LA ZATTERA NEL PRESEPE E LA MADRE CELEBRANTE

Domenico Pizzuti a Genova per l'intervista con Giacomo D'Alessandro

In questo gramo Natale con festoni e luci ridotte al "lumicino" non si rinuncia alla tradizione del presepe nelle chiese e nelle case e a qualche illuminazione sul balcone. A Scampia nel Giardino di Melissa curato da Volontari per Napoli è spuntata una capanna di verdi frasche in cui due silhuette di Maria e Giuseppe aspettano la nascita del Bambinello Gesù. Domenica 22 lì si raduneranno i babbi Natali, grandi e piccini, per gli auguri natalizi. 
Più significativamente, nel Noviziato dei Gesuiti di Genova un piccolo presepe rappresenta Maria e Giuseppe su una piccola zattera con la bianca vela quadrata che veleggiano verso un lido dove è preparata per loro e per il nascituro una capanna. Chi sa se dopo duemila anni gli sarà concessa la cittadinanza per ius soli, nonostante le roboanti affermazioni contrarie di un esagitato Salvini neo Segretario della Lega.

Gesù di Nazareth secondo la tradizione è nato dal grembo di una donna, Maria, come inizio di un cammino umano che lo ha visto migrante in Egitto e rigettato dalle classi dirigenti e sacerdotali del tempo fino ad una morte crudele. Bisogna continuamente riscoprire questa umanità anche debole del Profeta di Galilea, oscurata da secolari sacralizzazioni di riti e rappresentanti del clero, e che l’arte rinascimentale ha invece illuminato e resa vicina nelle varie Annunciazioni e Natività.

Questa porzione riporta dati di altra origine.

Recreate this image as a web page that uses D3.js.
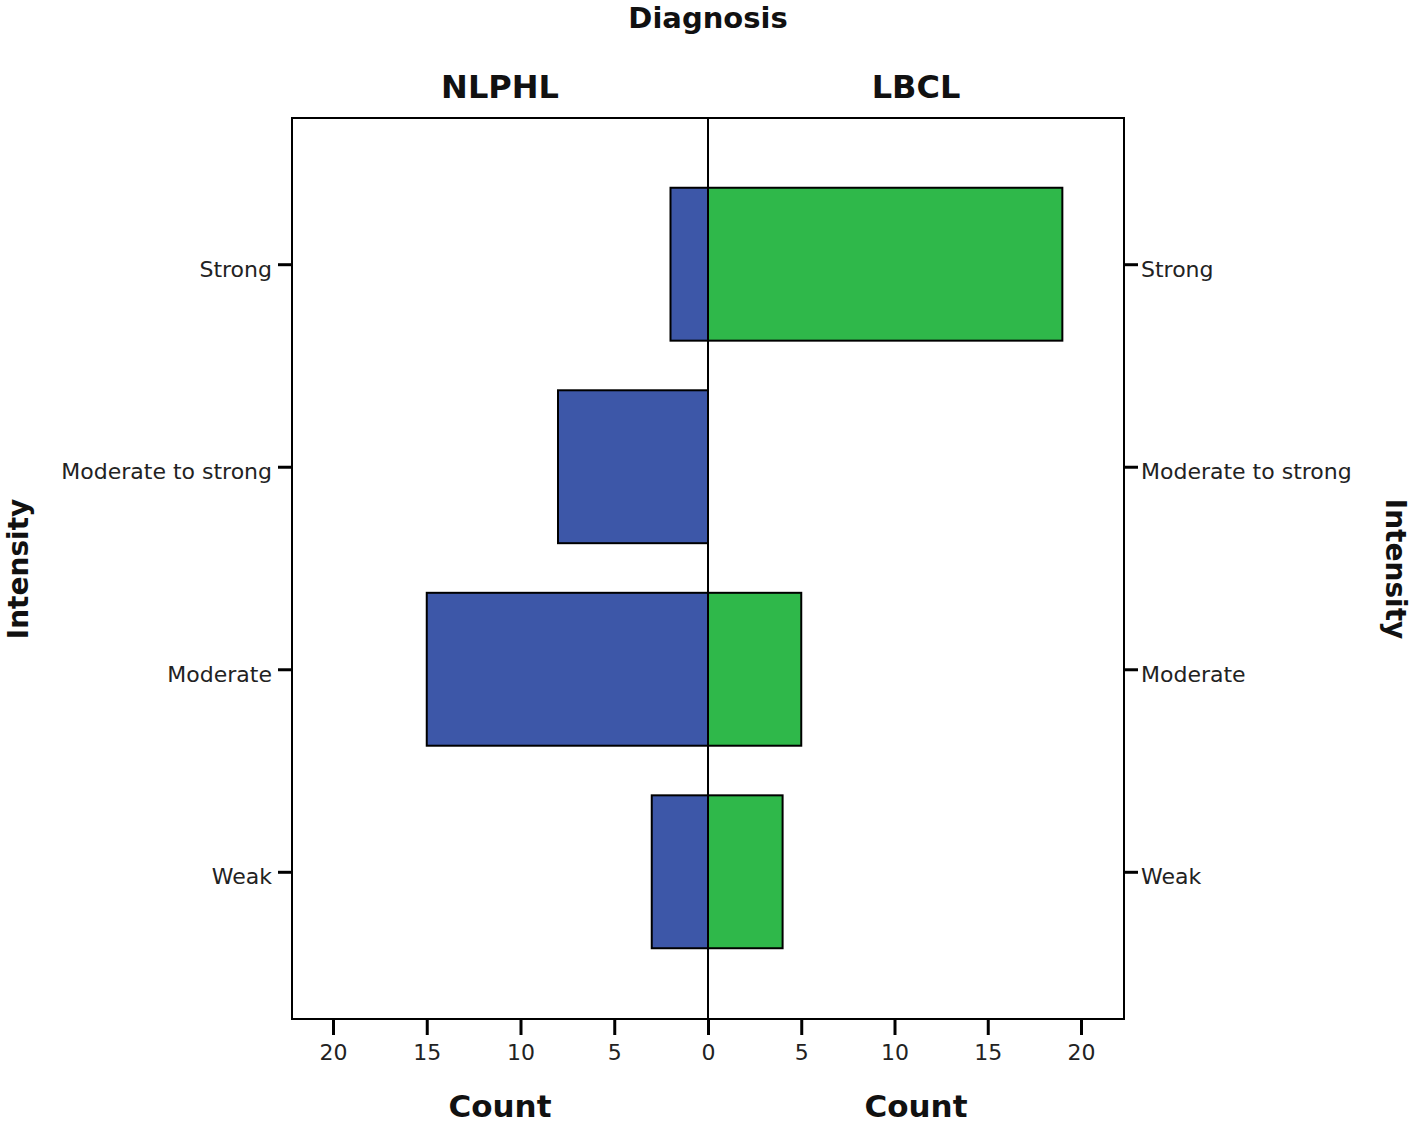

A Genova recentemente, a cena nella casa del giovane amico Giacomo, intorno alla tavola apparecchiata ho trovato i genitori (una minuta e amabile signora e un padre di poche parole) e alcuni suoi amici: la cena è stata curata dalla madre che aveva preparato vivande della cucina genovese e le distribuiva. In particolare, al momento del dolce, si è fatta carico di distribuire fette di torta ad alcuni degli amici del figlio e ad un amico sacerdote che non potevano rimanere ulteriormente. Mi è parsa un'autentica “eucarestia domestica” presieduta da questa madre. Se si superano certi aspetti di sacralizzazione della figura sacerdotale e sopratutto si riscopre la “Cena pasquale “ in cui si fa memoria del corpo e sangue donato da Cristo, si superano resistenze delle stesse donne a questa prospettiva, perchè ricondotta a gesti familiari senza svuotarne il Mistero. Sotto questo profilo ha senso l’affermazione di papa Francesco all’intervistatore de La Stampa che “le donne vanno valorizzate ma non clericalizzate”, a condizione si potrebbe aggiungere di pari opportunità senza pretese per le vocazioni di donne e uomini ai carismi o servizi nella Chiesa.

Il riferimento è ad un'argomentazione a favore dell’accesso anche delle donne al sacerdozio come riconoscimento di una vocazione nella comunità cristiana,  da me presentata su Repubblica Napoli con il titolo “Le donne nella chiesa. Figlie di un Dio minore?” (13 aprile 2012) e ripresa su questo blog lo scorso novembre, con il dovuto rispetto per decisioni ritenute intoccabili da parte delle autorità della Chiesa e che non sempre sono comprensibili. L’invito in queste celebrazioni natalizie di fronte ad uno degli eventi più ordinari e gioiosi quale la nascita di uomo da una donna, proprio perché si tratta di un figlio dell’uomo creduto figlio di Dio, è togliere la corteccia della sacralizzazione di riti e persone che tuttora perdura in forme religiose, per assidersi donne e uomini alla festa della vita, come nella cena domestica ricordata, per accogliere una luce di pace nelle agitate vicende del nostro paese, vicende non certo da Unti dal Signore.